— Collected data —
◆ ◆ ◆

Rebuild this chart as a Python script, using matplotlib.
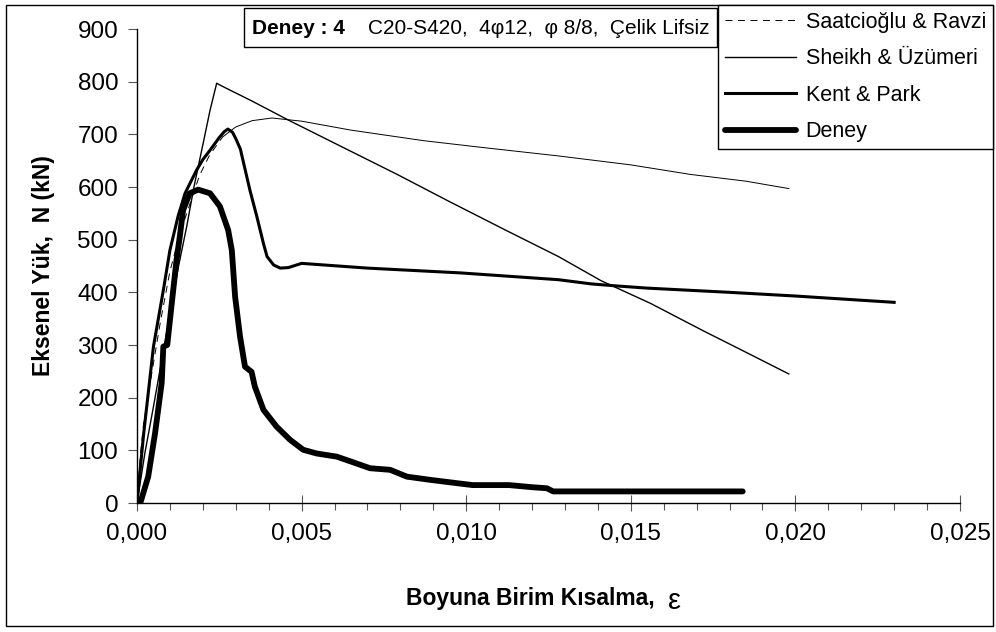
import matplotlib
matplotlib.use("Agg")
import matplotlib.pyplot as plt
from matplotlib.ticker import MultipleLocator, FuncFormatter
from matplotlib.patches import Rectangle

plt.rcParams['font.family'] = ['Liberation Sans', 'DejaVu Sans']
plt.rcParams['lines.scale_dashes'] = False

# Saatcioğlu & Ravzi
saat_x = [0, 0.0001, 0.0002, 0.0004, 0.0007, 0.001, 0.0013, 0.0015, 0.0019, 0.0022,
          0.0026, 0.003, 0.0035, 0.0041, 0.005, 0.0065, 0.0087, 0.0105, 0.0128,
          0.015, 0.0168, 0.0185, 0.0198]
saat_y = [0, 90, 150, 228, 340, 440, 510, 548, 622, 660,
          695, 714, 726, 731, 725, 708, 688, 675, 659,
          642, 624, 611, 597]
saat_dash_end = 10  # the first long segments show dashes, the rest looks solid

# Sheikh & Üzümeri
sheikh_x = [0, 0.00024, 0.0005, 0.00075, 0.001, 0.00126, 0.00151, 0.00173, 0.00201,
            0.00222, 0.00242, 0.0026, 0.0035, 0.0046, 0.0062, 0.0079, 0.0095,
            0.0112, 0.0128, 0.0141, 0.0156, 0.0172, 0.0186, 0.0198]
sheikh_y = [0, 95, 183, 271, 360, 449, 525, 600, 683,
            746, 797, 791, 763, 727, 677, 624, 572,
            518, 468, 422, 379, 327, 283, 245]

# Kent & Park
kent_x = [0, 0.0002, 0.0005, 0.0008, 0.001, 0.00125, 0.00146, 0.00165, 0.00181, 0.002,
          0.00222, 0.0025, 0.00265, 0.00276, 0.0029, 0.003, 0.00314, 0.00343, 0.00364,
          0.00384, 0.00395, 0.00415, 0.00435, 0.0046, 0.005, 0.007, 0.0098, 0.0128,
          0.0138, 0.0146, 0.0155, 0.018, 0.020, 0.023]
kent_y = [0, 130, 297, 404, 480, 545, 588, 612, 632, 652,
          670, 694, 705, 710, 704, 692, 672, 594, 544,
          493, 468, 452, 446, 447, 455, 446, 437, 424,
          416, 412, 408, 400, 393, 381]

# Deney
deney_x = [0.0001, 0.00034, 0.00055, 0.00075, 0.0008, 0.00092, 0.00095, 0.001, 0.0011,
           0.0012, 0.0013, 0.0014, 0.0016, 0.00186, 0.00222, 0.00252, 0.00277, 0.00288,
           0.00298, 0.00313, 0.00328, 0.00348, 0.00358, 0.00384, 0.00424, 0.00465,
           0.00505, 0.00546, 0.00607, 0.00667, 0.00708, 0.00769, 0.0082, 0.0089,
           0.0098, 0.0102, 0.0113, 0.012, 0.01245, 0.01264, 0.0184]
deney_y = [0, 50, 133, 228, 297, 300, 318, 347, 404,
           461, 506, 556, 588, 595, 588, 563, 518, 480,
           392, 316, 259, 249, 221, 177, 145, 120,
           101, 94, 88, 75, 66, 63, 50, 44,
           37, 34, 34, 30, 28, 22, 22]

W, H = 996, 632
fig = plt.figure(figsize=(W / 100, H / 100), dpi=100)
ax = fig.add_axes([137 / W, 1 - 503 / H, (960 - 137) / W, (503 - 29) / H])

ln_saat, = ax.plot(saat_x[:saat_dash_end + 1], saat_y[:saat_dash_end + 1], color='black',
                   lw=0.7, linestyle='--', dashes=(5, 4), label='Saatcioğlu & Ravzi')
ax.plot(saat_x[saat_dash_end:], saat_y[saat_dash_end:], color='black', lw=0.7)
ax.plot(sheikh_x, sheikh_y, color='black', lw=1.0, label='Sheikh & Üzümeri')
ax.plot(kent_x, kent_y, color='black', lw=2.2, label='Kent & Park')
ax.plot(deney_x, deney_y, color='black', lw=4.2, solid_capstyle='round',
        solid_joinstyle='round', label='Deney')

ax.set_xlim(0, 0.025)
ax.set_ylim(0, 900)
for s in ['top', 'right']:
    ax.spines[s].set_visible(False)
for s in ['left', 'bottom']:
    ax.spines[s].set_linewidth(1.0)
    ax.spines[s].set_color('black')

ax.xaxis.set_major_locator(MultipleLocator(0.005))
ax.xaxis.set_minor_locator(MultipleLocator(0.001))
ax.yaxis.set_major_locator(MultipleLocator(100))
ax.xaxis.set_major_formatter(FuncFormatter(lambda v, p: "{:.3f}".format(v).replace('.', ',')))
ax.tick_params(axis='x', which='major', direction='inout', length=11, width=0.8,
               color='#555555', labelsize=17.5, pad=9)
ax.tick_params(axis='x', which='minor', direction='out', length=5, width=0.8, color='#555555')
ax.tick_params(axis='y', which='major', direction='out', length=6.5, width=0.8,
               color='#555555', labelsize=17.5, pad=7)

ax.set_ylabel("Eksenel Yük,  N (kN)", fontsize=16.5, fontweight='bold')
ax.yaxis.set_label_coords(-0.1, 0.5)

fig.text(655 / W, 1 - 599 / H, "Boyuna Birim Kısalma,", ha='right', va='center',
         fontsize=16.5, fontweight='bold')
fig.text(668 / W, 1 - 601 / H, "ε", ha='left', va='center', fontsize=21)

# title box
fig.patches.append(Rectangle((244 / W, 1 - 47 / H), (717 - 244) / W, 39 / H,
                             transform=fig.transFigure, fill=False, lw=1.0,
                             edgecolor='black'))
fig.text(252 / W, 1 - 28 / H, "Deney : 4", ha='left', va='center', fontsize=15,
         fontweight='bold')
fig.text(368 / W, 1 - 28 / H, "C20-S420,  4φ12,  φ 8/8,  Çelik Lifsiz", ha='left',
         va='center', fontsize=15)

# outer chart border
fig.patches.append(Rectangle((6 / W, 1 - 626 / H), (993 - 6) / W, (626 - 5) / H,
                             transform=fig.transFigure, fill=False, lw=1.0,
                             edgecolor='black'))

handles, labels = ax.get_legend_handles_labels()
leg = fig.legend(handles, labels, loc='upper right', bbox_to_anchor=(993 / W, 1 - 5 / H),
                 fontsize=15.5, frameon=True, fancybox=False, edgecolor='black',
                 framealpha=1, borderaxespad=0, handlelength=3.3, handletextpad=0.45,
                 labelspacing=0.72, borderpad=0.32)
leg.get_frame().set_linewidth(1.0)

fig.savefig("out.png", dpi=100)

◆ ◆ ◆

— Request —
All of the data needs repeating exactly, but the pictures do not.

— Full response —
Rebuild this chart as a Python script, using matplotlib.
import matplotlib
matplotlib.use("Agg")
import matplotlib.pyplot as plt
from matplotlib.ticker import MultipleLocator, FuncFormatter
from matplotlib.patches import Rectangle

plt.rcParams['font.family'] = ['Liberation Sans', 'DejaVu Sans']
plt.rcParams['lines.scale_dashes'] = False

# Saatcioğlu & Ravzi
saat_x = [0, 0.0001, 0.0002, 0.0004, 0.0007, 0.001, 0.0013, 0.0015, 0.0019, 0.0022,
          0.0026, 0.003, 0.0035, 0.0041, 0.005, 0.0065, 0.0087, 0.0105, 0.0128,
          0.015, 0.0168, 0.0185, 0.0198]
saat_y = [0, 90, 150, 228, 340, 440, 510, 548, 622, 660,
          695, 714, 726, 731, 725, 708, 688, 675, 659,
          642, 624, 611, 597]
saat_dash_end = 10  # the first long segments show dashes, the rest looks solid

# Sheikh & Üzümeri
sheikh_x = [0, 0.00024, 0.0005, 0.00075, 0.001, 0.00126, 0.00151, 0.00173, 0.00201,
            0.00222, 0.00242, 0.0026, 0.0035, 0.0046, 0.0062, 0.0079, 0.0095,
            0.0112, 0.0128, 0.0141, 0.0156, 0.0172, 0.0186, 0.0198]
sheikh_y = [0, 95, 183, 271, 360, 449, 525, 600, 683,
            746, 797, 791, 763, 727, 677, 624, 572,
            518, 468, 422, 379, 327, 283, 245]

# Kent & Park
kent_x = [0, 0.0002, 0.0005, 0.0008, 0.001, 0.00125, 0.00146, 0.00165, 0.00181, 0.002,
          0.00222, 0.0025, 0.00265, 0.00276, 0.0029, 0.003, 0.00314, 0.00343, 0.00364,
          0.00384, 0.00395, 0.00415, 0.00435, 0.0046, 0.005, 0.007, 0.0098, 0.0128,
          0.0138, 0.0146, 0.0155, 0.018, 0.020, 0.023]
kent_y = [0, 130, 297, 404, 480, 545, 588, 612, 632, 652,
          670, 694, 705, 710, 704, 692, 672, 594, 544,
          493, 468, 452, 446, 447, 455, 446, 437, 424,
          416, 412, 408, 400, 393, 381]

# Deney
deney_x = [0.0001, 0.00034, 0.00055, 0.00075, 0.0008, 0.00092, 0.00095, 0.001, 0.0011,
           0.0012, 0.0013, 0.0014, 0.0016, 0.00186, 0.00222, 0.00252, 0.00277, 0.00288,
           0.00298, 0.00313, 0.00328, 0.00348, 0.00358, 0.00384, 0.00424, 0.00465,
           0.00505, 0.00546, 0.00607, 0.00667, 0.00708, 0.00769, 0.0082, 0.0089,
           0.0098, 0.0102, 0.0113, 0.012, 0.01245, 0.01264, 0.0184]
deney_y = [0, 50, 133, 228, 297, 300, 318, 347, 404,
           461, 506, 556, 588, 595, 588, 563, 518, 480,
           392, 316, 259, 249, 221, 177, 145, 120,
           101, 94, 88, 75, 66, 63, 50, 44,
           37, 34, 34, 30, 28, 22, 22]

W, H = 996, 632
fig = plt.figure(figsize=(W / 100, H / 100), dpi=100)
ax = fig.add_axes([137 / W, 1 - 503 / H, (960 - 137) / W, (503 - 29) / H])

ln_saat, = ax.plot(saat_x[:saat_dash_end + 1], saat_y[:saat_dash_end + 1], color='black',
                   lw=0.7, linestyle='--', dashes=(5, 4), label='Saatcioğlu & Ravzi')
ax.plot(saat_x[saat_dash_end:], saat_y[saat_dash_end:], color='black', lw=0.7)
ax.plot(sheikh_x, sheikh_y, color='black', lw=1.0, label='Sheikh & Üzümeri')
ax.plot(kent_x, kent_y, color='black', lw=2.2, label='Kent & Park')
ax.plot(deney_x, deney_y, color='black', lw=4.2, solid_capstyle='round',
        solid_joinstyle='round', label='Deney')

ax.set_xlim(0, 0.025)
ax.set_ylim(0, 900)
for s in ['top', 'right']:
    ax.spines[s].set_visible(False)
for s in ['left', 'bottom']:
    ax.spines[s].set_linewidth(1.0)
    ax.spines[s].set_color('black')

ax.xaxis.set_major_locator(MultipleLocator(0.005))
ax.xaxis.set_minor_locator(MultipleLocator(0.001))
ax.yaxis.set_major_locator(MultipleLocator(100))
ax.xaxis.set_major_formatter(FuncFormatter(lambda v, p: "{:.3f}".format(v).replace('.', ',')))
ax.tick_params(axis='x', which='major', direction='inout', length=11, width=0.8,
               color='#555555', labelsize=17.5, pad=9)
ax.tick_params(axis='x', which='minor', direction='out', length=5, width=0.8, color='#555555')
ax.tick_params(axis='y', which='major', direction='out', length=6.5, width=0.8,
               color='#555555', labelsize=17.5, pad=7)

ax.set_ylabel("Eksenel Yük,  N (kN)", fontsize=16.5, fontweight='bold')
ax.yaxis.set_label_coords(-0.1, 0.5)

fig.text(655 / W, 1 - 599 / H, "Boyuna Birim Kısalma,", ha='right', va='center',
         fontsize=16.5, fontweight='bold')
fig.text(668 / W, 1 - 601 / H, "ε", ha='left', va='center', fontsize=21)

# title box
fig.patches.append(Rectangle((244 / W, 1 - 47 / H), (717 - 244) / W, 39 / H,
                             transform=fig.transFigure, fill=False, lw=1.0,
                             edgecolor='black'))
fig.text(252 / W, 1 - 28 / H, "Deney : 4", ha='left', va='center', fontsize=15,
         fontweight='bold')
fig.text(368 / W, 1 - 28 / H, "C20-S420,  4φ12,  φ 8/8,  Çelik Lifsiz", ha='left',
         va='center', fontsize=15)

# outer chart border
fig.patches.append(Rectangle((6 / W, 1 - 626 / H), (993 - 6) / W, (626 - 5) / H,
                             transform=fig.transFigure, fill=False, lw=1.0,
                             edgecolor='black'))

handles, labels = ax.get_legend_handles_labels()
leg = fig.legend(handles, labels, loc='upper right', bbox_to_anchor=(993 / W, 1 - 5 / H),
                 fontsize=15.5, frameon=True, fancybox=False, edgecolor='black',
                 framealpha=1, borderaxespad=0, handlelength=3.3, handletextpad=0.45,
                 labelspacing=0.72, borderpad=0.32)
leg.get_frame().set_linewidth(1.0)

fig.savefig("out.png", dpi=100)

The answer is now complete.